I'm wondering if empty statements (i.e. null statements) evaluate to NOP or if it's compiler dependent.
// Trivial example
int main()
{
;;
}
It's compiler dependent but the observable behaviour must be that nothing happens. In practice, I'm sure most compilers will emit no code at all for an empty expression.
A conforming implementation executing a well-formed program shall produce the same observable behavior as one of the possible executions of the corresponding instance of the abstract machine with the same program and the same input.
And the observable behaviour is defined by:
The least requirements on a conforming implementation are:
- Access to volatile objects are evaluated strictly according to the rules of the abstract machine.
- At program termination, all data written into files shall be identical to one of the possible results that execution of the program according to the abstract semantics would have produced.

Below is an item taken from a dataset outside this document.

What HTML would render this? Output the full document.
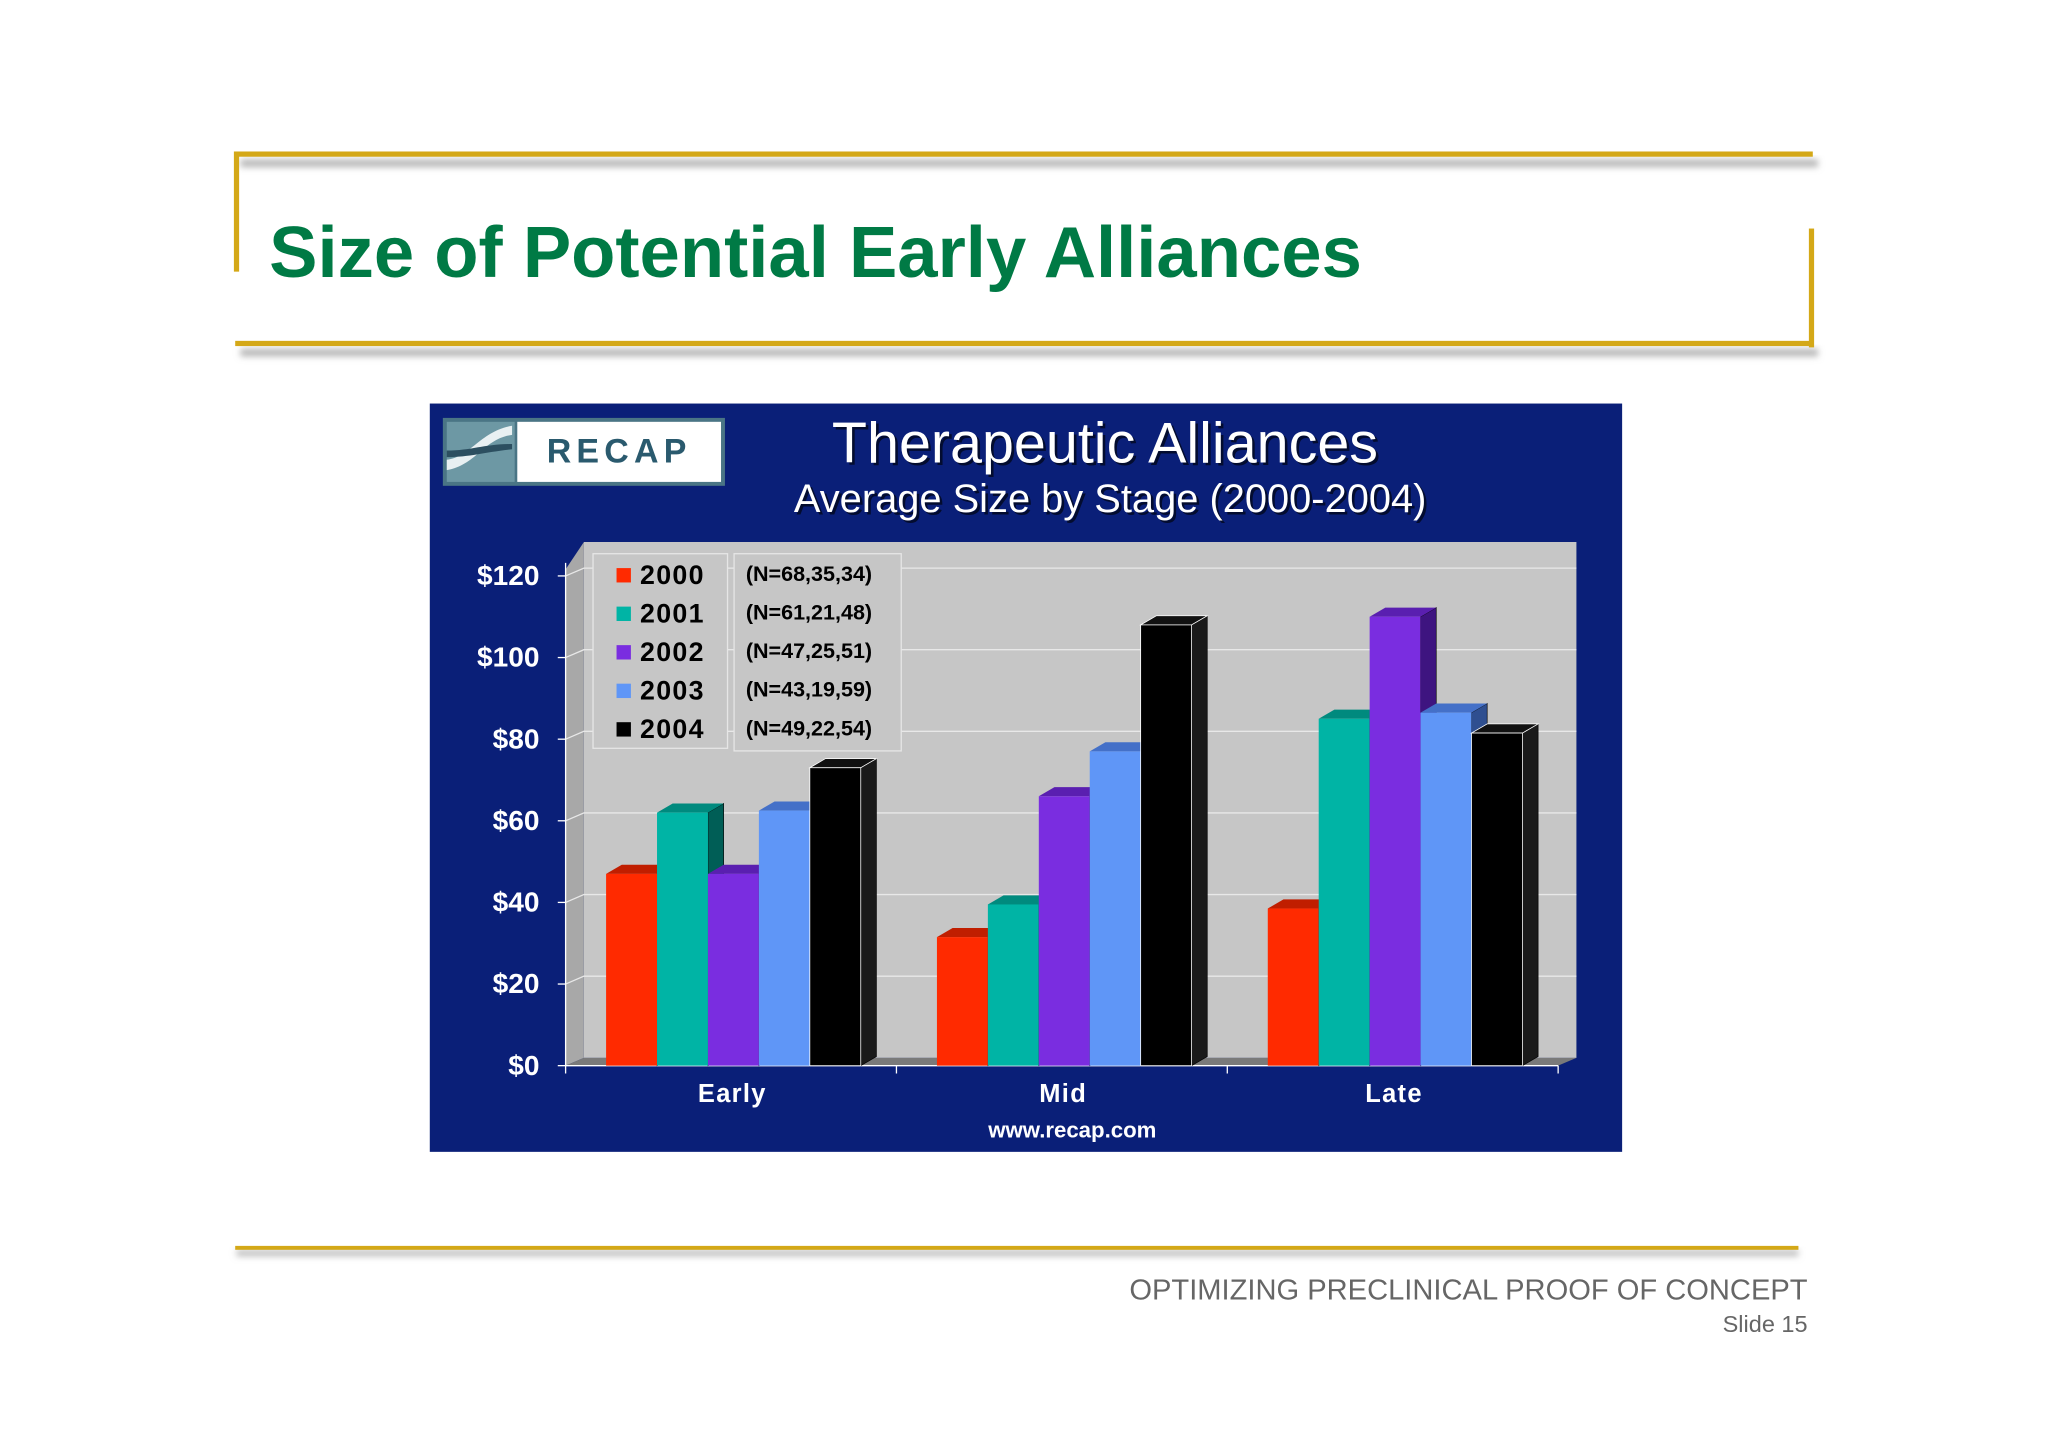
<!DOCTYPE html>
<html><head><meta charset="utf-8"><style>
html,body{margin:0;padding:0;background:#fff;}
svg{display:block;font-family:"Liberation Sans",sans-serif;}
</style></head><body>
<svg id="s" width="2048" height="1447" viewBox="0 0 1568 1108" xmlns="http://www.w3.org/2000/svg">
<defs>
<filter id="sh" x="-5%" y="-50%" width="110%" height="300%"><feGaussianBlur stdDeviation="2.5"/></filter>
</defs>
<rect x="0" y="0" width="1568" height="1108" fill="#ffffff"/>
<g>
<rect x="184" y="122" width="1208" height="6" fill="#b8b8b8" filter="url(#sh)"/>
<rect x="184" y="267" width="1208" height="6" fill="#b8b8b8" filter="url(#sh)"/>
<rect x="180" y="116" width="1208" height="4" fill="#d4a817"/>
<rect x="179" y="116" width="4" height="92" fill="#d4a817"/>
<rect x="1385" y="175" width="4" height="91" fill="#d4a817"/>
<rect x="180" y="261" width="1208" height="4" fill="#d4a817"/>
</g>
<text x="206" y="212" font-size="55.5" font-weight="bold" fill="#007a45">Size of Potential Early Alliances</text>

<rect x="329" y="309" width="913" height="573" fill="#0a1f78"/>
<g>
<rect x="339" y="320" width="216" height="52" fill="#4a7585"/>
<rect x="342" y="323" width="52" height="46" fill="#6d98a4"/>
<path d="M342 352 C360 350,368 330,392 326 L392 333 C370 336,365 356,342 360 Z" fill="#e8f0f2"/>
<path d="M342 345 C362 345,370 340,392 340 L392 344 C372 346,360 350,342 350 Z" fill="#2c4f60"/>
<rect x="396" y="323" width="156" height="46" fill="#ffffff"/>
<text x="474" y="354" font-size="26" font-weight="bold" fill="#2a5a6e" text-anchor="middle" letter-spacing="4">RECAP</text>
</g>
<text x="846" y="354" font-size="44" fill="#000" opacity="0.6" text-anchor="middle" transform="translate(2,2)">Therapeutic Alliances</text>
<text x="846" y="354" font-size="44" fill="#ffffff" text-anchor="middle">Therapeutic Alliances</text>
<text x="850" y="392" font-size="30.5" fill="#000" opacity="0.6" text-anchor="middle" transform="translate(2,2)">Average Size by Stage (2000-2004)</text>
<text x="850" y="392" font-size="30.5" fill="#ffffff" text-anchor="middle">Average Size by Stage (2000-2004)</text>

<g id="plot"></g>

<text x="821" y="871" font-size="17" font-weight="bold" fill="#fff" text-anchor="middle">www.recap.com</text>

<rect x="181" y="957" width="1196" height="5" fill="#c0c0c0" filter="url(#sh)"/>
<rect x="180" y="954" width="1197" height="3" fill="#d4a817"/>
<text x="1384" y="995" font-size="22.3" fill="#666" text-anchor="end">OPTIMIZING PRECLINICAL PROOF OF CONCEPT</text>
<text x="1384" y="1020" font-size="18" fill="#666" text-anchor="end">Slide 15</text>
</svg>
<script>
const categories = ["Early", "Mid", "Late"];
const seriesNames = ["2000", "2001", "2002", "2003", "2004"];
const seriesN = ["(N=68,35,34)", "(N=61,21,48)", "(N=47,25,51)", "(N=43,19,59)", "(N=49,22,54)"];
const v2000 = [47, 31.5, 38.5];
const v2001 = [62, 39.5, 85];
const v2002 = [47, 66, 110];
const v2003 = [62.5, 77, 86.5];
const v2004 = [73, 108, 81.5];
const yTicks = [0, 20, 40, 60, 80, 100, 120];
const yTickLabels = ["$0", "$20", "$40", "$60", "$80", "$100", "$120"];

const series = [v2000, v2001, v2002, v2003, v2004];
const fronts = ["#ff2a00", "#00b4a5", "#7a2de0", "#5f96f7", "#000000"];
const tops = ["#c01e00", "#008a7e", "#5a1fb0", "#4470c8", "#111111"];
const sides = ["#901500", "#005e56", "#3e1480", "#2f4f90", "#1a1a1a"];
const NS = "http://www.w3.org/2000/svg";
const g = document.getElementById("plot");
const x0 = 433, x1 = 1193, yBase = 816, dx = 14, dy = -6;
const yMax = 120, yTop = 441;
function y(v){ return yBase - (v / yMax) * (yBase - yTop); }
const groupW = (x1 - x0) / categories.length;
function xCat(i){ return x0 + i * groupW; }
const barW = 39, gOff = 31;
function mk(tag, attrs){ const e = document.createElementNS(NS, tag); for (const k in attrs) e.setAttribute(k, attrs[k]); g.appendChild(e); return e; }

let e = mk("polygon", {points: `${x0+dx},${yBase+dy-395} ${x1+dx},${yBase+dy-395} ${x1+dx},${yBase+dy} ${x0+dx},${yBase+dy}`, fill: "#c6c6c6"});


e = mk("polygon", {points: `${x0},${yBase-380} ${x0+dx},${yBase+dy-395} ${x0+dx},${yBase+dy} ${x0},${yBase}`, fill: "#a8a8a8"});


e = mk("polygon", {points: `${x0},${yBase} ${x0+dx},${yBase+dy} ${x1+dx},${yBase+dy} ${x1},${yBase}`, fill: "#7a7a7a"});



yTicks.forEach((t, i) => {
  const yy = y(t);
  if (t > 0) {
    const l = mk("polyline", {points: `${x0},${yy} ${x0+dx},${yy+dy} ${x1+dx},${yy+dy}`, fill: "none", stroke: "#e8e8e8", "stroke-width": 1});
    
    
  }
  const tk = mk("line", {x1: x0-6, y1: yy, x2: x0, y2: yy, stroke: "#fff", "stroke-width": 1});
  
  
  const tx = mk("text", {x: 413, y: yy+7, "font-size": 21.5, "font-weight": "bold", fill: "#fff", "text-anchor": "end"});
  tx.textContent = yTickLabels[i];
  
  
});
e = mk("line", {x1: x0, y1: y(yMax)-10, x2: x0, y2: yBase, stroke: "#fff", "stroke-width": 1});


e = mk("line", {x1: x0, y1: yBase, x2: x1, y2: yBase, stroke: "#fff", "stroke-width": 1});



for (let i = 0; i <= categories.length; i++) {
  const tk = mk("line", {x1: xCat(i), y1: yBase, x2: xCat(i), y2: yBase+6, stroke: "#fff"});
  
  
}

const bdx = 12, bdy = -7;
categories.forEach((c, ci) => {
  series.forEach((s, si) => {
    const v = s[ci];
    const bx = xCat(ci) + gOff + si * barW;
    const by = y(v);
    const side = mk("polygon", {points: `${bx+barW},${by} ${bx+barW+bdx},${by+bdy} ${bx+barW+bdx},${yBase+bdy} ${bx+barW},${yBase}`, fill: sides[si], stroke: "#000", "stroke-width": 0.5});
    
    
  });
  series.forEach((s, si) => {
    const v = s[ci];
    const bx = xCat(ci) + gOff + si * barW;
    const by = y(v);
    const top = mk("polygon", {points: `${bx},${by} ${bx+bdx},${by+bdy} ${bx+barW+bdx},${by+bdy} ${bx+barW},${by}`, fill: tops[si], stroke: si===4?"#fff":"none", "stroke-width": 0.6});
    
    
    const r = mk("rect", {x: bx, y: by, width: barW, height: yBase - by, fill: fronts[si], stroke: si===4?"#fff":"none", "stroke-width": 0.6});
    
    
  });
  const t = mk("text", {x: xCat(ci) + groupW/2 + 1, y: 844, "font-size": 19.5, "font-weight": "bold", fill: "#fff", "text-anchor": "middle", "letter-spacing": 1});
  t.textContent = c;
  
  
});

e = mk("rect", {x: 454, y: 424, width: 103, height: 149, fill: "#c6c6c6", stroke: "#e6e6e6", "stroke-width": 1});


e = mk("rect", {x: 562, y: 424, width: 128, height: 151, fill: "#c6c6c6", stroke: "#e6e6e6", "stroke-width": 1});


seriesNames.forEach((n, i) => {
  const yy = 441 + i * 29.5;
  const sq = mk("rect", {x: 472, y: yy-6, width: 11, height: 11, fill: fronts[i]});
  
  
  const t = mk("text", {x: 490, y: yy+6, "font-size": 20.5, "font-weight": "bold", fill: "#000", "letter-spacing": 1});
  t.textContent = n;
  
  
  const tn = mk("text", {x: 571, y: yy+4, "font-size": 16.5, "font-weight": "bold", fill: "#000"});
  tn.textContent = seriesN[i];
  
  
});
</script>
</body></html>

- The input and output dynamics of interactive devices shall take place in such a fashion that prompting output is actually delivered before a program waits for input. What constitutes an interactive device is implementation-defined.
These collectively are referred to as the observable behavior of the program.
This is really the only requirement for an implementation. It is often known as the "as-if" rule - the compiler can do whatever it likes as long as the observable behaviour is as expected.
For what it's worth, these empty expressions are known as null statements:
An expression statement with the expression missing is called a null statement.
If you really want a NOP, you can try:
asm("nop");
This is, however, conditionally supported and its behaviour is implementation-defined.
or if it's compiler dependent.
It is compiler-dependent ("as-if rule"), but most reasonable optimizing compilers will just ignore empty statements for the sake of efficiency, and they generally won't emit NOP instructions.